First comes "has lived well." On the surface, this looks like a picture of a life: days strung together where you make decent choices, treat people fairly, and carry yourself with some integrity. It sounds almost simple, like waking up, doing your work, caring for your people, and going to bed with a reasonably clear conscience. Beneath that, "lived well" speaks to how you move through your time on earth. It asks how you handle disappointment, how you respond when you have power over someone, how you act when no one will ever know what you chose. To live well is to let your values, not your fears or your ego, decide the shape of your days. It is less about how much you squeeze into life and more about how honestly you inhabit the life you already have.
Then you reach "laughed often." On the surface, this is the sound of easy jokes at dinner, shared smiles with strangers, inside humor with friends. It calls up the image of you hearing a real laugh—unpolished, slightly too loud, filling the room like warm air after rain. Underneath, this is really about your capacity for lightness in a heavy world. Laughing often doesn’t mean you ignore pain or pretend things are fine when they’re not. It means you still let yourself feel delight. You still notice the absurdity in your own mistakes, the tiny moments of play in an ordinary day, the relief of not taking yourself so seriously. It is a quiet rebellion against becoming hardened. And honestly, some seasons don’t allow "often"; there are times when grief or survival leave very little room for laughter. But the spirit of this part of the quote invites you not to permanently close that door—to trust that your heart can bend without breaking.
Finally, "and loved much." On the surface, this shows you giving and receiving love in many directions: family, partners, friends, perhaps even animals or causes. It looks like you making time, listening, reaching out, staying when it would be easier to leave. At a deeper level, "loved much" is less about how many people you love and more about how fully you let love guide your life. It asks whether you risk vulnerability, whether you allow yourself to care when caring might hurt, whether you let your affection show up in actions instead of just feelings. Imagine one ordinary evening: you’re exhausted, the house is a bit of a mess, the light from the hallway is dim and yellow, and your phone buzzes with a message from someone who is struggling. To love much might mean you put down what you’re doing, sit on the edge of the bed, and really listen. In my view, this is the bravest part of the quote, because to love much is to sign up for loss, for misunderstanding, for change. And yet, it is also the one thing that makes all the other parts of life feel worth it.
Taken together, these words suggest that success is not a finish line you cross; it is the way you are living, laughing, and loving along the road you are already on.
The Setting Behind the Quote
Bessie A. Stanley’s quote comes from an early 20th-century world that was changing quickly. She lived during a time when industrialization was reshaping communities, and people were moving from small, close-knit towns to busier, more anonymous cities. Success was starting to be measured more by money, status, and outward achievement than by quiet character and relationships.

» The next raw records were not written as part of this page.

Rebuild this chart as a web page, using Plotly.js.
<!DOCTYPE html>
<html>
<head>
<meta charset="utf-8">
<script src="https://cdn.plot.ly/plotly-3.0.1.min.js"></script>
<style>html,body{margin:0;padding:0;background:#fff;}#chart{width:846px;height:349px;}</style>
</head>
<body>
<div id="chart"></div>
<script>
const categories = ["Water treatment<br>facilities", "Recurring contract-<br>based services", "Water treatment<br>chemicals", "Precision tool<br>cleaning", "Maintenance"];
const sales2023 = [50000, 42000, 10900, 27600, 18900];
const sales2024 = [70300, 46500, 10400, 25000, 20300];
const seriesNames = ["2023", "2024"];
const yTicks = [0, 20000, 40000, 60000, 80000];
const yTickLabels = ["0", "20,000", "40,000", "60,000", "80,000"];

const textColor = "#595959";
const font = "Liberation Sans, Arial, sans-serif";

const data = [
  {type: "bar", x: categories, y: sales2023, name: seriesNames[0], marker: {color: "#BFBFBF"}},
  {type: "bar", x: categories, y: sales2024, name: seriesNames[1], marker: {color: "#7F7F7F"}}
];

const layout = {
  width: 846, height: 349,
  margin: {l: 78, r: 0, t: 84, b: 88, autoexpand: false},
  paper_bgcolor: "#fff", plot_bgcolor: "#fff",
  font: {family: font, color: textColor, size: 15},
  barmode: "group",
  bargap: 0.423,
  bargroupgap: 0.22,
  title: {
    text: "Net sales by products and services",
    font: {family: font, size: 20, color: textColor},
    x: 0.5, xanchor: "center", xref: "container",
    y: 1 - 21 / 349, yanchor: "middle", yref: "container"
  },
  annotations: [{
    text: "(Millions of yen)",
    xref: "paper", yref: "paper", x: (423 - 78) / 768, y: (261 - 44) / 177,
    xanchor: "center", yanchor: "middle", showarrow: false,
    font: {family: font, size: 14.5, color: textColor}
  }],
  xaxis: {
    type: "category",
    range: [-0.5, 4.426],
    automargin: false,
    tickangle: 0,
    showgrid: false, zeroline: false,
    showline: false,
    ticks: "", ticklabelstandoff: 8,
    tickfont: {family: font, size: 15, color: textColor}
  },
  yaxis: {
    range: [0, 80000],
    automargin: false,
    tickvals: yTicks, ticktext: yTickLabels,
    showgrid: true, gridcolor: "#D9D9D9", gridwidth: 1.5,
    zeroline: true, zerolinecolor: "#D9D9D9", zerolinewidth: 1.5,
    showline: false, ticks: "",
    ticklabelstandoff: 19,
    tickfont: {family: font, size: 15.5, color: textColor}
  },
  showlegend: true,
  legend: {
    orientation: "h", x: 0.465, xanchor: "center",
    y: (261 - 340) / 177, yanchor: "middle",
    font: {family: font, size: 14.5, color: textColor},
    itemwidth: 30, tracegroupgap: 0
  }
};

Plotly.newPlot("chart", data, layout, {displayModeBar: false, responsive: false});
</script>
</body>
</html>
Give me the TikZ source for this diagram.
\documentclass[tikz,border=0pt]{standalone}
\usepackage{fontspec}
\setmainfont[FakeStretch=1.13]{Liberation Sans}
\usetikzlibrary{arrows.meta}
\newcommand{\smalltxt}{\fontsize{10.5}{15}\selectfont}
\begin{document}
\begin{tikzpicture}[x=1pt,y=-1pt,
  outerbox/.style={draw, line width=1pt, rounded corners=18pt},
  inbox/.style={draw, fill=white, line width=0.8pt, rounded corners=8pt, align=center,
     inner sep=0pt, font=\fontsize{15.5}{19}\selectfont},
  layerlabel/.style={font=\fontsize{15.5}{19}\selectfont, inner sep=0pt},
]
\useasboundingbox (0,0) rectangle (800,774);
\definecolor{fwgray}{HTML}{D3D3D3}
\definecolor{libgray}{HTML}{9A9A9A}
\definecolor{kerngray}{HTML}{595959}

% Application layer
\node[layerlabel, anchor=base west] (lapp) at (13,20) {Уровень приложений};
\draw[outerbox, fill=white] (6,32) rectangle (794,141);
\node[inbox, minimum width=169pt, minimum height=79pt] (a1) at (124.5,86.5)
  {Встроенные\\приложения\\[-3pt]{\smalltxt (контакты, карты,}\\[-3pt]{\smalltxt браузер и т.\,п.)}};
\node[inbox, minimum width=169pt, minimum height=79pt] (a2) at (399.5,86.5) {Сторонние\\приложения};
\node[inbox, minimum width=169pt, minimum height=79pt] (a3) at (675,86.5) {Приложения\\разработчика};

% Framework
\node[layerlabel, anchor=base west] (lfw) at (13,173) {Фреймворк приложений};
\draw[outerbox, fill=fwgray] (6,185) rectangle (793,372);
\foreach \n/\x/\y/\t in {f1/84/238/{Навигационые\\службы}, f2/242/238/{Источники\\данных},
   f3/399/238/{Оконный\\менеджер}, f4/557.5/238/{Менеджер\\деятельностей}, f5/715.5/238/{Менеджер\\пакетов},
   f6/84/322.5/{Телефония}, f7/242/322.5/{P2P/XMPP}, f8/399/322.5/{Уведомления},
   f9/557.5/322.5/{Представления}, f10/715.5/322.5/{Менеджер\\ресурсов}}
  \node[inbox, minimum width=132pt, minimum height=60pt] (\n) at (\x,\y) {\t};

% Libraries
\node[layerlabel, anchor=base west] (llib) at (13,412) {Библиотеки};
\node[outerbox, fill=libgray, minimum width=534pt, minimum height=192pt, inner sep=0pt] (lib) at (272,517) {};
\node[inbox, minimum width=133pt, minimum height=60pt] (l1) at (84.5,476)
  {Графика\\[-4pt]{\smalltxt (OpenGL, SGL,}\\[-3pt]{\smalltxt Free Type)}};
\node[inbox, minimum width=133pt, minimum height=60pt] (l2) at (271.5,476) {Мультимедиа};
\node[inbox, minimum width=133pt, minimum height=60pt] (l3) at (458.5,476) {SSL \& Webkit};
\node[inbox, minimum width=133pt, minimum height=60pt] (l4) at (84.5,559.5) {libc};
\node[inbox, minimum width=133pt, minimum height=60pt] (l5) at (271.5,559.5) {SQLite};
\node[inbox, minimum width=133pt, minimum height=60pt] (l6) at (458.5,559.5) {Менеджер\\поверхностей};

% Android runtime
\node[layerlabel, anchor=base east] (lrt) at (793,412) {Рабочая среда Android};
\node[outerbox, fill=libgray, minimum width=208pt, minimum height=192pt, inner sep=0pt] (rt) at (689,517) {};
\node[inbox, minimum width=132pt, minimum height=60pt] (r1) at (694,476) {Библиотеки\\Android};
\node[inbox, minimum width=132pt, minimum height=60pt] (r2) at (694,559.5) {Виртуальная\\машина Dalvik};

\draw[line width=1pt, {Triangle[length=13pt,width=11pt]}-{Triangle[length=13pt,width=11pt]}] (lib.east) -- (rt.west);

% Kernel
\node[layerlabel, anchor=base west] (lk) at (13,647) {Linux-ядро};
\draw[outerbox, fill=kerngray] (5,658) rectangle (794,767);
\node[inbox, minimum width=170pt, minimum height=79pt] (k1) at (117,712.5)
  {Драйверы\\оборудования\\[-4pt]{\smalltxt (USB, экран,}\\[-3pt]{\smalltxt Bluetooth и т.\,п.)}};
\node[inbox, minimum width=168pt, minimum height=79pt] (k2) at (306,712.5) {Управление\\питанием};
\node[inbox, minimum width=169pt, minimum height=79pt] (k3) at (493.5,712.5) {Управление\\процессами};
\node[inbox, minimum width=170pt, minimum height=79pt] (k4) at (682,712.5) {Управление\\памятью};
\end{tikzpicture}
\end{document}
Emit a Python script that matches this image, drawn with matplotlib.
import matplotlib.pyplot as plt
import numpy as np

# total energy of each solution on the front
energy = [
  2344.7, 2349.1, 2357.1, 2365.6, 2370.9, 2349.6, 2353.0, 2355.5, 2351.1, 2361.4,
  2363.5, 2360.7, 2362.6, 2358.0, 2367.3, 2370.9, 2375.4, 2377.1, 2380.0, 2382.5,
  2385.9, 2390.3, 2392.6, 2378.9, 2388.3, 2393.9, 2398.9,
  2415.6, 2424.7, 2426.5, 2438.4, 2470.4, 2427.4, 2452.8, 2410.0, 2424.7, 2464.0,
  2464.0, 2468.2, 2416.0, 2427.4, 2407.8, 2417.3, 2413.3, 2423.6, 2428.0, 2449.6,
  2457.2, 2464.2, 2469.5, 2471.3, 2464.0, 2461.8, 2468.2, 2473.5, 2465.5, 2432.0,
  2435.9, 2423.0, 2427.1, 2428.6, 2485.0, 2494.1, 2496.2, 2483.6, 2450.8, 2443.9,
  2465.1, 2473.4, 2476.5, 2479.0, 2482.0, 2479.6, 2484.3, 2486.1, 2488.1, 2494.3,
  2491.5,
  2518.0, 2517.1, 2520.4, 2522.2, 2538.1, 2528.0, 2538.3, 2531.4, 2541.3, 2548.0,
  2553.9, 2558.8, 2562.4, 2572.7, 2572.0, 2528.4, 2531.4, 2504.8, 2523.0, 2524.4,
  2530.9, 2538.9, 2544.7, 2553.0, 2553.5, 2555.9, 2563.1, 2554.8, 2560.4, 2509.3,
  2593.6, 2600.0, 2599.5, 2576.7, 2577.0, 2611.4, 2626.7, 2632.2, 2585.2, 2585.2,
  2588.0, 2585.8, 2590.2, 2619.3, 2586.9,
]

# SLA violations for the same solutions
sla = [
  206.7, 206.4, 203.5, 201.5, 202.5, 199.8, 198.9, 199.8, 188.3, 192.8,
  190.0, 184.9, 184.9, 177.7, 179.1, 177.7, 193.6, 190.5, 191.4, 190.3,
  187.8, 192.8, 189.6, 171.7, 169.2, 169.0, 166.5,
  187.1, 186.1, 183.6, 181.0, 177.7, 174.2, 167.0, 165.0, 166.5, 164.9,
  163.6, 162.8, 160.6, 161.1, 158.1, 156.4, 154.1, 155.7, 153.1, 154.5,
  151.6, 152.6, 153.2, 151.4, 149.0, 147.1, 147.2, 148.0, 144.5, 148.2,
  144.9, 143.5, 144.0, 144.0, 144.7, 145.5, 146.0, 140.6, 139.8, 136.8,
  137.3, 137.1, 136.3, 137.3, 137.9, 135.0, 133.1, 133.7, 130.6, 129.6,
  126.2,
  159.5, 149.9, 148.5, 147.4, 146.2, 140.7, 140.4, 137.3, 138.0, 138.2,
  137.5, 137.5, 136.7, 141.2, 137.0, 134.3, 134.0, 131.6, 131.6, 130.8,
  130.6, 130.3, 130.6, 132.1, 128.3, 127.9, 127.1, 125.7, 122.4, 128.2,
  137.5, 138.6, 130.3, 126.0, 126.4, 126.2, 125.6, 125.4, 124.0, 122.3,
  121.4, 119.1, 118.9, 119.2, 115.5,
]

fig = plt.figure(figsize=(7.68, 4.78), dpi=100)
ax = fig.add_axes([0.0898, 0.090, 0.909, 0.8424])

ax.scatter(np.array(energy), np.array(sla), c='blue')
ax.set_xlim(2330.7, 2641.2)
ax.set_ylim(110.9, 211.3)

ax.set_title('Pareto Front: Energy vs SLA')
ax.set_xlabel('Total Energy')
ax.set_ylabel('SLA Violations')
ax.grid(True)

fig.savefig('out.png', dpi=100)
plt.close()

In that environment, these words offered a gentle correction. Instead of praising wealth or fame, the quote points back to the quality of a person’s inner life and daily conduct. To "live well" in that era meant holding onto honesty, reliability, and decency when life was speeding up. "Laughed often" pushed against the growing seriousness of a world focused on production, reminding people to keep room for joy and companionship. "Loved much" echoed older values of neighborliness and family bonds at a time when those ties were starting to stretch and scatter.
Over the decades, the quote has often been misattributed or shortened, which shows how strongly it resonated beyond its original setting. People kept repeating it because it answered a question that each new generation keeps asking: what does it really mean for a life to turn out well? In a culture that increasingly measures you by your output, these words hold up a simpler, more human standard, one rooted in how you treat others and how you experience your own brief time here.
About Bessie A. Stanley
Bessie A. Stanley, who was born in 1879 and died in 1952, lived an unglamorous but meaningful life in the American Midwest, far from the spotlight that usually surrounds famous writers and public figures. She was an ordinary woman in many ways—married, raising a family, involved in her community—yet her words outlived her and traveled widely, often without her name attached. The quote about success emerged from a contest she entered, where she was asked to describe what it meant for a person to be truly successful.
Her lifetime spanned a period of enormous social and technological change: the spread of electricity and automobiles, two world wars, and the upheavals of the Great Depression. In such uncertain times, people were asking hard questions about security, meaning, and what truly mattered when circumstances could shift overnight. Bessie’s answer did not point to career, property, or public recognition. It pointed instead to how a person lives, laughs, and loves.
She is remembered today almost entirely for this single quote, which is a little bittersweet but also fitting. The modesty of her public legacy mirrors the values she promoted: that a successful life is not necessarily a widely known one. Her words suggest a worldview where the deepest victories happen quietly—around kitchen tables, in small acts of kindness, in the courage to care—long before anyone else calls it success.